What Rami Khouri Forgets in the New Lebanon
Rami still seems to believe that Lebanon is the SAME lebanon of the civil war era in the sense that the politicans – the jumblatts, hariris, nasrallahs, etc can totally control or escalate matters (especially if ordered by external backers). If anything the dynamics of armed conflict in syria of the past few months, and the longer trend of the breakdown in the zaim’s ability to control everything, especially at critical moments, are conspiring to push small actors, free radicals, into a position of increasing power, which is but one reason why the danger of a major conflict in Lebanon is now at our door.
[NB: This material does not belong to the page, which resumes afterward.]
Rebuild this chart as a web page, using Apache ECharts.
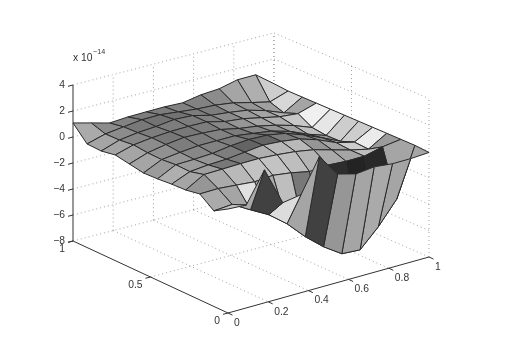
<!DOCTYPE html>
<html><head><meta charset="utf-8">
<style>html,body{margin:0;padding:0;background:#fff}#c{width:506px;height:349px}</style>
<script src="https://cdn.jsdelivr.net/npm/echarts@6/dist/echarts.min.js"></script></head>
<body><div id="c"></div>
<script>
const xTicks=[0,0.2,0.4,0.6,0.8,1];
const yTicks=[0,0.5,1];
const zTicks=[-8,-6,-4,-2,0,2,4];
const zRows=[
[1.08,.72,.35,.45,.48,.5,.45,.7,.8,1.13,1.15,.1],
[-.03,.37,.55,.73,.75,.6,.45,.38,.19,-.15,-.47,0],
[-.07,.4,.6,.7,.87,.8,.45,.3,.1,-.3,-.84,0],
[.13,.53,.7,.8,.83,.8,.45,.3,0,-.3,-.43,0],
[-.06,.42,.68,.85,.8,.7,.4,.2,-.1,-.5,-1.03,0],
[-.25,.4,.57,.7,.7,.7,.5,.3,-.1,-.7,-1.17,0],
[-.2,.5,.53,.6,.8,.9,.85,.6,.1,-.5,-1.15,0],
[-.1,.47,.6,.65,.8,.95,.85,.65,.2,-.4,-.75,0],
[-.05,.75,.77,.8,.8,.7,.55,.3,-.1,-.5,-.82,0],
[.15,.17,.04,-.1,0,-.2,-.5,-.4,-.5,-.5,-.18,0],
[-.65,-.55,-1.36,-2.13,-3.22,-4.6,-5.76,-6.68,-6.77,-5.4,-3.7,0],
[0,-.1,2.2,-.72,-.5,2,.27,-.12,.02,-.14,-.15,-.08]
];
const shades=[
[170,140,130,125,125,130,130,140,165,175,205],
[165,140,120,115,115,125,125,150,150,160,215],
[165,135,125,125,125,130,140,155,165,175,165],
[165,140,120,120,125,135,150,165,175,200,240],
[165,145,125,125,130,125,135,150,165,190,230],
[155,150,135,130,125,115,115,125,135,150,205],
[175,155,150,125,100,100,125,130,140,175,205],
[165,160,120,125,175,185,185,150,165,205,235],
[150,170,185,195,195,190,180,170,165,190,155],
[170,165,225,170,190,120,185,45,35,40,165],
[195,170,65,220,165,65,150,165,170,165,165]
];
const n=zRows.length-1;

// axis box as projected on the page (orthographic view with slight skew)
const P={ax:73,bx:228,cx:429,dx:274, ay:241,by:313,cy:257,dy:189, s0:13,s1:13.2};
function proj(X,Y,Z){
  const u=X,v=1-Y;
  const px=P.ax+(P.dx-P.ax)*u+(P.bx-P.ax)*v;
  const base=P.ay*(1-u)*(1-v)+P.dy*u*(1-v)+P.by*(1-u)*v+P.cy*u*v;
  const s=P.s0+(P.s1-P.s0)*u*v;
  return [px,base-s*(Z+8)];
}
const cellData=[];
for(let k=0;k<n;k++)for(let i=n-1;i>=0;i--)cellData.push([k,i]);
function vtx(k,i){return proj(i/n,1-k/n,zRows[k][i]);}

const lines=[]; // [[X,Y,Z],[X,Y,Z],kind]
const zMin=-8,zMax=4;
zTicks.forEach(z=>{lines.push([[0,1,z],[1,1,z],'d']);lines.push([[1,1,z],[1,0,z],'d']);});
xTicks.forEach(x=>{ if(x>0)lines.push([[x,1,zMin],[x,1,zMax],'d']); if(x>0&&x<1)lines.push([[x,1,zMin],[x,0,zMin],'d']);});
yTicks.forEach(y=>{ lines.push([[1,y,zMin],[1,y,zMax],'d']); if(y>0&&y<1)lines.push([[0,y,zMin],[1,y,zMin],'d']);});
lines.push([[0,1,zMin],[0,1,zMax],'a']);
lines.push([[0,1,zMin],[0,0,zMin],'a']);
lines.push([[0,0,zMin],[1,0,zMin],'a']);

const fmt=v=>String(v).replace('-','\u2212');
const labels=[];
zTicks.forEach(z=>labels.push([0,1,z,-8,0,'right',fmt(z),[-5,1.3]]));
xTicks.forEach(x=>labels.push([x,0,zMin,6,10,'left',fmt(x),[4.5,2.1]]));
yTicks.forEach(y=>labels.push([0,y,zMin,-8,8.5,'right',fmt(y),[-5,1.3]]));

const chart=echarts.init(document.getElementById('c'),null,{renderer:'canvas'});
const FONT='"Liberation Sans",Arial,sans-serif';
chart.setOption({
  animation:false,backgroundColor:'#fff',
  grid:{left:0,right:0,top:0,bottom:0},
  xAxis:{type:'value',min:0,max:506,show:false},
  yAxis:{type:'value',min:0,max:349,inverse:true,show:false},
  series:[
   {type:'custom',coordinateSystem:'cartesian2d',clip:false,silent:true,z:1,data:lines.map((l,i)=>[i]),
    renderItem(p,api){const l=lines[p.dataIndex];const a=api.coord(proj(...l[0])),b=api.coord(proj(...l[1]));
      return {type:'line',shape:{x1:a[0],y1:a[1],x2:b[0],y2:b[1]},
        style:l[2]==='d'?{stroke:'#8a8a8a',lineWidth:0.8,lineDash:[1,3]}:{stroke:'#333',lineWidth:1}};}},
   {type:'custom',coordinateSystem:'cartesian2d',clip:false,silent:true,z:2,data:cellData,
    renderItem(p,api){const k=api.value(0),i=api.value(1);
      const pts=[vtx(k,i),vtx(k,i+1),vtx(k+1,i+1),vtx(k+1,i)].map(q=>api.coord(q));
      const g=shades[k][i];
      return {type:'polygon',shape:{points:pts},style:{fill:`rgb(${g},${g},${g})`,stroke:'#2a2a2a',lineWidth:1,lineJoin:'round'}};}},
   {type:'custom',coordinateSystem:'cartesian2d',clip:false,silent:true,z:3,data:labels.map((l,i)=>[i]),
    renderItem(p,api){const l=labels[p.dataIndex];const a=api.coord(proj(l[0],l[1],l[2]));
      return {type:'group',children:[
        {type:'line',shape:{x1:a[0],y1:a[1],x2:a[0]+l[7][0],y2:a[1]+l[7][1]},style:{stroke:'#333',lineWidth:1}},
        {type:'text',x:a[0]+l[3],y:a[1]+l[4],style:{text:l[6],fill:'#333',font:'10.3px '+FONT,textAlign:l[5],textVerticalAlign:'middle'}}
      ]};}}
  ],
  graphic:[
    {type:'text',left:73,top:53,silent:true,style:{text:'x 10',fill:'#333',font:'10.3px '+FONT}},
    {type:'text',left:93,top:49,silent:true,style:{text:'\u221214',fill:'#333',font:'7.2px '+FONT}}
  ]
});
</script></body></html>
Rami should look at Nasrallah’s own, now repeated admission about his growing inability to control matters – whether you think it is a PR move or not…. this is the first time in 30 years that lebanon’s most organized and controlled group (for better or worse is another matter of course!) says that there are new, hard limits on its ability to control ITSELF and its BELIEVERS.
When hizbullah warns of this, and you match it up with the asymmetric power of free radical actors, you have a very dangerous situation indeed.
So actually – in contrast to Rami’s “dont worry” approach – we need perhaps MORE warning about the dangers and about civil war than less. He wrote:
“…In this context, the bottom line from the last week’s events suggests to me that the politicians’ irresponsible emotionalism and the public’s instant worries are both routine developments that have recurred in Lebanon for many decades, unfortunately. Top-level political assassinations and instant street clashes that would shatter most other countries are taken in stride by most Lebanese, who stay home for 36 hours and then resume their normal life routines.
There will not be a return to civil war because the most important new development in Lebanon in recent years – since February 2005 to be exact – is a more determined attitude and enhanced capabilities on the part of the central government in the face of the stresses that often threaten to tear Lebanese society apart. The principal political actors in Lebanon have had numerous opportunities to resume serious fighting in recent years, and every time have pulled back from the brink in order to refrain from the path of civil war. In the past three years, the armed forces and internal security have acted much more forcefully and quickly to stop local clashes from growing or spreading, and the National Dialogue committee presents an opportunity for all parties to seek a route toward stable and sensible governance.”